The memo is heightening concern among officers and directors about the adequacy of their insurance and other devices designed to protect them from government criminal and civil enforcement actions, Michael J. Biles, a securities litigation partner in the Austin, Texas, office of King & Spalding LLP, told Bloomberg BNA in an interview Dec. 14.

“Accordingly, we have seen an increased focus by officers and directors of public companies to make sure that their indemnification and advancement rights are mandatory,” he said.

Provisions Necessary

Often the individual, who is the target of prosecutors, has left the company even before the enforcement action occurs, Biles said.

“Unless the company has mandatory advancement and indemnification provisions in its bylaws, the company generally has no obligation to fund the defense of the government action,” he added.

Goldberg said that he is seeing directors and officers pushing for a review of such provisions in corporate bylaws, standalone agreements and insurance policies.

“Anytime there is something new, an event or development that makes people concerned about individual liability, they are going to press companies to look again to see if their provisions are state-of-the-art,” he said.

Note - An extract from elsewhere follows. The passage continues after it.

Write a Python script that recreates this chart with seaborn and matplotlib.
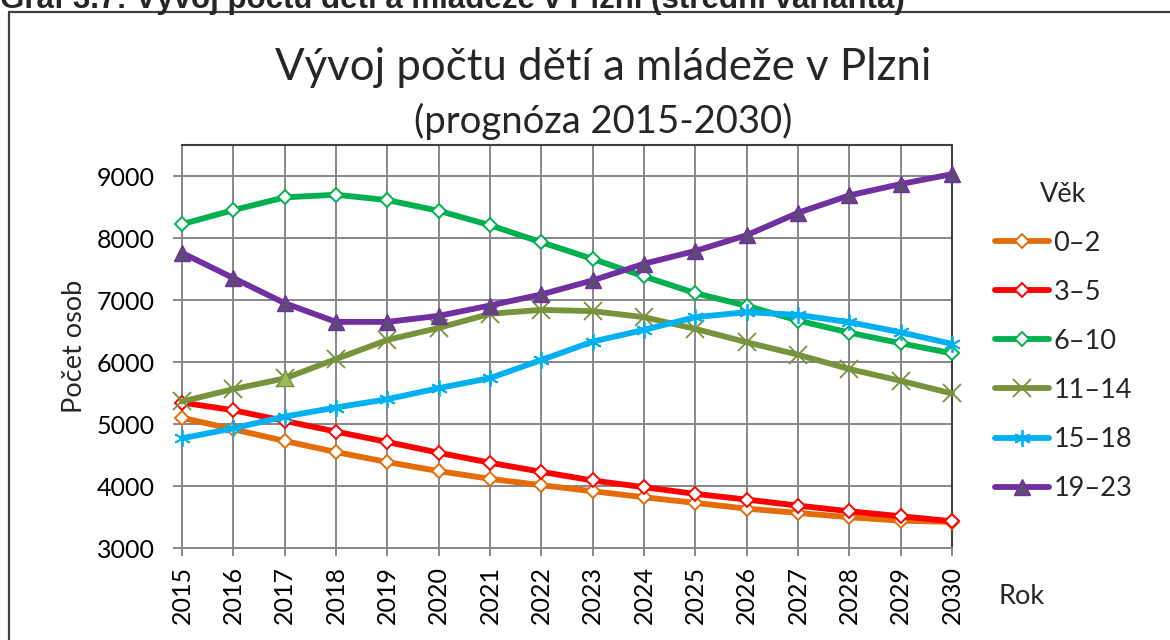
import numpy as np
import pandas as pd
import seaborn as sns
import matplotlib.pyplot as plt
from matplotlib.lines import Line2D

# data
years = list(range(2015, 2031))
age_0_2 = [5100, 4915, 4726, 4548, 4386, 4240, 4116, 4013, 3916, 3819, 3727, 3635, 3566, 3496, 3441, 3420]
age_3_5 = [5346, 5222, 5050, 4877, 4710, 4537, 4375, 4229, 4089, 3981, 3873, 3781, 3684, 3593, 3512, 3431]
age_6_10 = [8223, 8450, 8655, 8698, 8611, 8439, 8207, 7931, 7662, 7381, 7111, 6906, 6669, 6474, 6302, 6140]
age_11_14 = [5363, 5562, 5735, 6048, 6356, 6550, 6777, 6841, 6820, 6723, 6534, 6318, 6118, 5886, 5697, 5492]
age_15_18 = [4769, 4931, 5120, 5266, 5400, 5578, 5740, 6032, 6329, 6518, 6723, 6804, 6760, 6642, 6480, 6291]
age_19_23 = [7760, 7354, 6949, 6647, 6647, 6744, 6911, 7090, 7316, 7585, 7791, 8045, 8406, 8687, 8870, 9030]
labels = ["0–2", "3–5", "6–10", "11–14", "15–18", "19–23"]
y_ticks = [3000, 4000, 5000, 6000, 7000, 8000, 9000]

sns.set_theme(style="white")
plt.rcParams['font.family'] = ['Lato', 'DejaVu Sans']

fig = plt.figure(figsize=(11.7, 6.4), dpi=100)
ax = fig.add_axes([182 / 1170, 1 - 548 / 640, (952 - 182) / 1170, (548 - 145) / 640])

grid_col = '#878787'
fs = 19.5
tick_fs = 18
series = [age_0_2, age_3_5, age_6_10, age_11_14, age_15_18, age_19_23]
styles = [
    dict(color='#E46C0A', marker='D', ms=7.5, mfc='white', mec='#E46C0A', mew=1.4),
    dict(color='#FF0000', marker='D', ms=7.5, mfc='white', mec='#FF0000', mew=1.4),
    dict(color='#00B050', marker='D', ms=7.5, mfc='white', mec='#00B050', mew=1.4),
    dict(color='#77933C', marker='x', ms=13, mec='#77933C', mew=1.3),
    dict(color='#00B0F0', marker=(6, 2, 0), ms=12, mec='#00B0F0', mew=1.3),
    dict(color='#7030A0', marker='^', ms=11.5, mfc='#5F497A', mec='#7030A0', mew=1.0),
]

for vals, lab, st in zip(series, labels, styles):
    df = pd.DataFrame({'Rok': years, 'Počet': vals})
    sns.lineplot(data=df, x='Rok', y='Počet', ax=ax, label=lab, lw=4.2,
                 clip_on=False, zorder=3, **st)

# odd triangle marker on the 11-14 series in 2017
ax.plot(years[2], age_11_14[2], marker='^', ms=11.5, mfc='#9BBB59', mec='#77933C',
        mew=1.0, ls='none', zorder=4, clip_on=False)

ax.set_xlim(2015, 2030)
ax.set_ylim(3000, 9500)
ax.set_xticks(years)
ax.set_xticklabels([str(y) for y in years], rotation=90)
ax.set_yticks(y_ticks)
ax.grid(True, color=grid_col, lw=1.4)
ax.set_axisbelow(True)
ax.tick_params(axis='both', labelsize=tick_fs, colors=grid_col, labelcolor='black',
               width=1.4, direction='out')
ax.tick_params(axis='y', length=6.5, pad=13, left=True)
ax.tick_params(axis='x', length=6, pad=7, bottom=True)
for s in ['left', 'bottom']:
    ax.spines[s].set_color(grid_col)
    ax.spines[s].set_linewidth(1.4)
for s in ['top', 'right']:
    ax.spines[s].set_color('#3F3F3F')
    ax.spines[s].set_linewidth(1.5)

ax.set_xlabel('')
ax.set_ylabel('Počet osob', fontsize=fs, labelpad=7)

fig.text(1022 / 1170, 1 - 596 / 640, 'Rok', fontsize=fs, ha='center', va='center')

leg = ax.legend(loc='upper left', bbox_to_anchor=(981 / 1170, 1 - 168 / 640),
                bbox_transform=fig.transFigure, frameon=False, fontsize=fs,
                title='Věk', title_fontsize=fs, labelspacing=0.89, borderpad=0,
                handlelength=2.0, handletextpad=0.18, numpoints=1)

# title block
fig.text(603 / 1170, 1 - 67 / 640, 'Vývoj počtu dětí a mládeže v Plzni',
         fontsize=31.5, ha='center', va='center')
fig.text(603 / 1170, 1 - 121 / 640, '(prognóza 2015-2030)',
         fontsize=27.5, ha='center', va='center')

# cropped caption above the chart box
fig.text(0.0, 1 - 8 / 640, 'Graf 3.7: Vývoj počtu dětí a mládeže v Plzni (střední varianta)',
         fontsize=22.5, fontweight='bold', family=['Liberation Sans', 'DejaVu Sans'],
         ha='left', va='baseline')

# outer chart frame
fig.add_artist(Line2D([9 / 1170, 9 / 1170], [0, 1 - 12 / 640], transform=fig.transFigure,
                      color='#404040', lw=1.6))
fig.add_artist(Line2D([9 / 1170, 1], [1 - 12 / 640, 1 - 12 / 640], transform=fig.transFigure,
                      color='#404040', lw=1.6))

fig.savefig('out.png', dpi=100)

Look to Indemnification First

With a large company, such as Exxon Mobil Corp., indemnification is usually enough, but that is not true for smaller companies, Goldberg continued. “Only when the company becomes troubled or distressed, will you be looking to the insurance,” he said.

Directors and officers want to make sure the exclusions are properly written and that expense advancements allow for payments throughout the life of the case, so that the individual doesn't accrue attorneys' fees, he said.

Insurance Matters

Biles said his firm has seen an increased demand for provisions in director-and-office insurance that provide coverage directly to individual officers and directors when the company is “unable or unwilling to indemnify or advance attorneys' fees.”

Directors and officers should make sure they have mandatory, not permissive, advancement and indemnification rights under the bylaws and that they have sufficient insurance coverage as a result of the Yates memo, Biles said.

Also, they should ensure that the “bad acts” or “personal benefits” exclusions in their policies are only triggered upon a “final adjudication” of the facts underlying the exclusion, he added.